Q1 equipment spending still intact despite dreary durable goods report

Summary

The 2.2% decline in February durable goods orders can only partly be blamed on a big drop in aircraft orders. Bookings elsewhere were largely lackluster. Still, with some upward revisions to prior data and a better-than-expected outturn for core capital goods shipments, equipment spending is largely tracking with our Q1 forecast for a 5.7%annualized growth rate.

Broad weakness in durables report

The headline 2.2% decline in durable goods orders for February was largely a function of the 30.4% decline in civilian aircraft orders. Orders for motor vehicles & parts fell 0.5%, the second straight monthly decline.

Transportation categories like aircraft and autos are notoriously volatile even in ordinary times. That has not improved amid a global supply chain crisis. Autos and aircraft, with their multiple parts and various stages of fabrication, are particularly vulnerable to kinked supply lines and long wait times for parts.

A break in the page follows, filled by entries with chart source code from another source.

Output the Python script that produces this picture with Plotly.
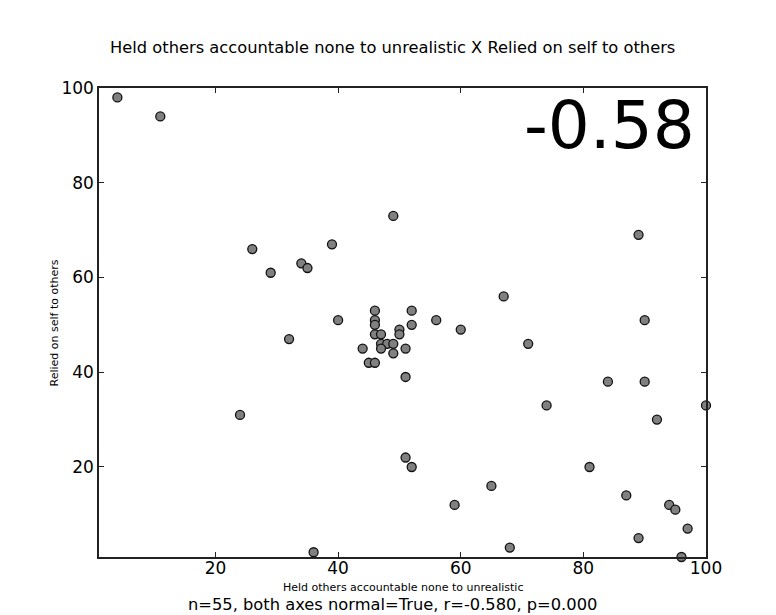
import plotly.graph_objects as go

x_vals = [4, 11, 26, 29, 34, 35, 39, 49, 40, 32, 24, 36,
          46, 52, 46, 46, 56, 50, 50, 52, 60, 46, 47, 71, 47, 48, 49,
          44, 47, 51, 49, 45, 46, 51, 67, 74, 51, 52, 65, 59, 68,
          89, 90, 84, 90, 100, 92, 81, 87, 94, 95, 97, 89, 96]
y_vals = [98, 94, 66, 61, 63, 62, 67, 73, 51, 47, 31, 2,
          53, 53, 51, 50, 51, 49, 48, 50, 49, 48, 48, 46, 46, 46, 46,
          45, 45, 45, 44, 42, 42, 39, 56, 33, 22, 20, 16, 12, 3,
          69, 51, 38, 38, 33, 30, 20, 14, 12, 11, 7, 5, 1]
tick_vals = [20, 40, 60, 80, 100]

title = "Held others accountable none to unrealistic X Relied on self to others"
x_label = "Held others accountable none to unrealistic"
y_label = "Relied on self to others"
footer = "n=55, both axes normal=True, r=-0.580, p=0.000"
big_r = "-0.58"

FONT = "DejaVu Sans"

fig = go.Figure(go.Scatter(
    x=x_vals, y=y_vals, mode="markers",
    marker=dict(size=9, color="#808080", line=dict(color="#111111", width=1.3)),
    cliponaxis=False, hoverinfo="skip"))

axis_common = dict(
    showgrid=False, zeroline=False, showline=True, linecolor="#222222", linewidth=1.5,
    mirror="ticks", ticks="inside", ticklen=5, tickwidth=1, tickcolor="#222222",
    tickfont=dict(family=FONT, size=17, color="#000000"),
    tickvals=tick_vals, range=[1, 100])

fig.update_xaxes(ticklabelstandoff=-5, **axis_common)
fig.update_yaxes(**axis_common)

annotations = [
    dict(text=title, x=0.483, y=1.0853, xref="paper", yref="paper",
         showarrow=False, font=dict(family=FONT, size=16.3, color="#000000"),
         xanchor="center", yanchor="middle"),
    dict(text=x_label, x=0.5, y=-0.064, xref="paper", yref="paper",
         showarrow=False, font=dict(family=FONT, size=11, color="#000000"),
         xanchor="center", yanchor="middle"),
    dict(text=y_label, x=-0.0725, y=0.5, xref="paper", yref="paper", textangle=-90,
         showarrow=False, font=dict(family=FONT, size=11, color="#000000"),
         xanchor="center", yanchor="middle"),
    dict(text=footer, x=0.483, y=-0.1023, xref="paper", yref="paper",
         showarrow=False, font=dict(family=FONT, size=16.3, color="#000000"),
         xanchor="center", yanchor="middle"),
    dict(text=big_r, x=0.985, y=0.919, xref="paper", yref="paper",
         showarrow=False, font=dict(family=FONT, size=66, color="#000000"),
         xanchor="right", yanchor="middle"),
]

fig.update_layout(
    width=776, height=615,
    margin=dict(l=91, r=78, t=80, b=66, pad=0),
    paper_bgcolor="white", plot_bgcolor="white",
    showlegend=False, annotations=annotations)

fig.write_html("out.html")
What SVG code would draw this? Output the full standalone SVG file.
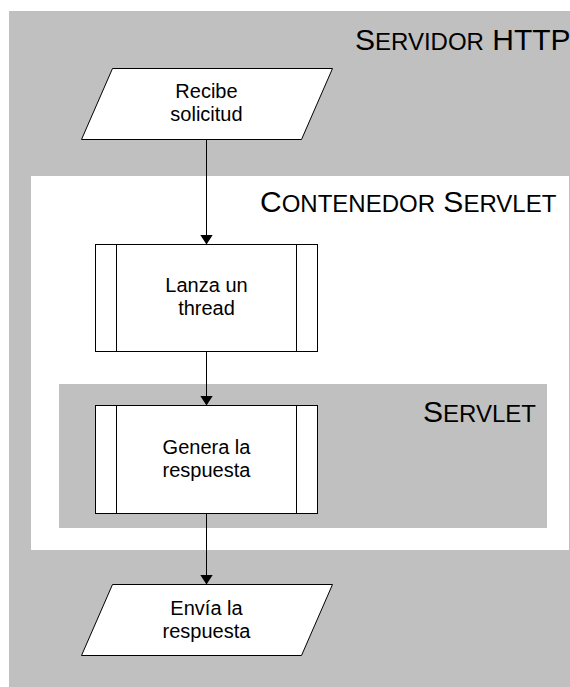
<svg xmlns="http://www.w3.org/2000/svg" width="570" height="687" viewBox="0 0 570 687">
  <style>
    text { font-family: "Liberation Sans", Arial, sans-serif; fill: #000; }
    .label { font-size: 20px; text-anchor: middle; }
    .title { font-size: 30px; }
    .sc { font-size: 24px; }
    .shape { fill: #fff; stroke: #000; stroke-width: 1; }
    .bar { stroke: #000; stroke-width: 1; fill: none; }
    .conn { stroke: #000; stroke-width: 1; fill: none; marker-end: url(#arrow); }
  </style>
  <defs>
    <marker id="arrow" viewBox="0 0 10 13" refX="10" refY="6.5" markerWidth="10" markerHeight="13" markerUnits="userSpaceOnUse" orient="auto-start-reverse">
      <path d="M0,0 L10,6.5 L0,13 Z" fill="#000" transform="rotate(0)"/>
    </marker>
  </defs>

  <!-- Swimlane: HTTP server -->
  <g id="servidor-http">
    <rect x="9" y="11" width="565" height="680" fill="#c0c0c0"/>
    <text class="title" x="355" y="50">S<tspan class="sc">ERVIDOR</tspan> HTTP</text>
  </g>

  <!-- Swimlane: servlet container -->
  <g id="contenedor-servlet">
    <rect x="31" y="176" width="538" height="374" fill="#fff"/>
    <text class="title" x="260" y="212">C<tspan class="sc">ONTENEDOR</tspan> S<tspan class="sc">ERVLET</tspan></text>
  </g>

  <!-- Swimlane: servlet -->
  <g id="servlet">
    <rect x="59" y="384" width="488" height="144" fill="#c0c0c0"/>
    <text class="title" x="423" y="422">S<tspan class="sc">ERVLET</tspan></text>
  </g>

  <!-- Connectors -->
  <g id="connectors">
    <line class="conn" x1="206.5" y1="139.5" x2="206.5" y2="244.5"/>
    <line class="conn" x1="206.5" y1="351.5" x2="206.5" y2="405.5"/>
    <line class="conn" x1="206.5" y1="513.5" x2="206.5" y2="584.5"/>
  </g>

  <!-- Nodes -->
  <g id="recibe-solicitud">
    <polygon class="shape" points="112.5,68.5 332.5,68.5 301.5,139.5 81.5,139.5"/>
    <text class="label" x="206.5" y="98">Recibe</text>
    <text class="label" x="206.5" y="121">solicitud</text>
  </g>

  <g id="lanza-thread">
    <rect class="shape" x="95.5" y="244.5" width="222" height="107"/>
    <line class="bar" x1="116.5" y1="244.5" x2="116.5" y2="351.5"/>
    <line class="bar" x1="296.5" y1="244.5" x2="296.5" y2="351.5"/>
    <text class="label" x="206.5" y="292">Lanza un</text>
    <text class="label" x="206.5" y="315">thread</text>
  </g>

  <g id="genera-respuesta">
    <rect class="shape" x="95.5" y="405.5" width="222" height="108"/>
    <line class="bar" x1="116.5" y1="405.5" x2="116.5" y2="513.5"/>
    <line class="bar" x1="296.5" y1="405.5" x2="296.5" y2="513.5"/>
    <text class="label" x="206.5" y="454">Genera la</text>
    <text class="label" x="206.5" y="477">respuesta</text>
  </g>

  <g id="envia-respuesta">
    <polygon class="shape" points="112.5,584.5 332.5,584.5 301.5,655.5 81.5,655.5"/>
    <text class="label" x="206.5" y="615">Envía la</text>
    <text class="label" x="206.5" y="638">respuesta</text>
  </g>
</svg>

Excluding the transportation sector, however, orders were still down by a more mild 0.6% (chart). It was the first decline in ex-transportation orders since February of last year. Among the-transport categories that posted gains in orders in February were defense capital goods (up 14.2%), computers & related products (up 4.4%) and “all other durable goods” (up 0.8%). This final catch-all category captures almost a fifth of all orders (17%), so the gain shouldn't be dismissed out of hand. Still, declines in orders of primary and fabricated metals, as well as machinery and communications equipment, are not terribly encouraging for future capital spending plans.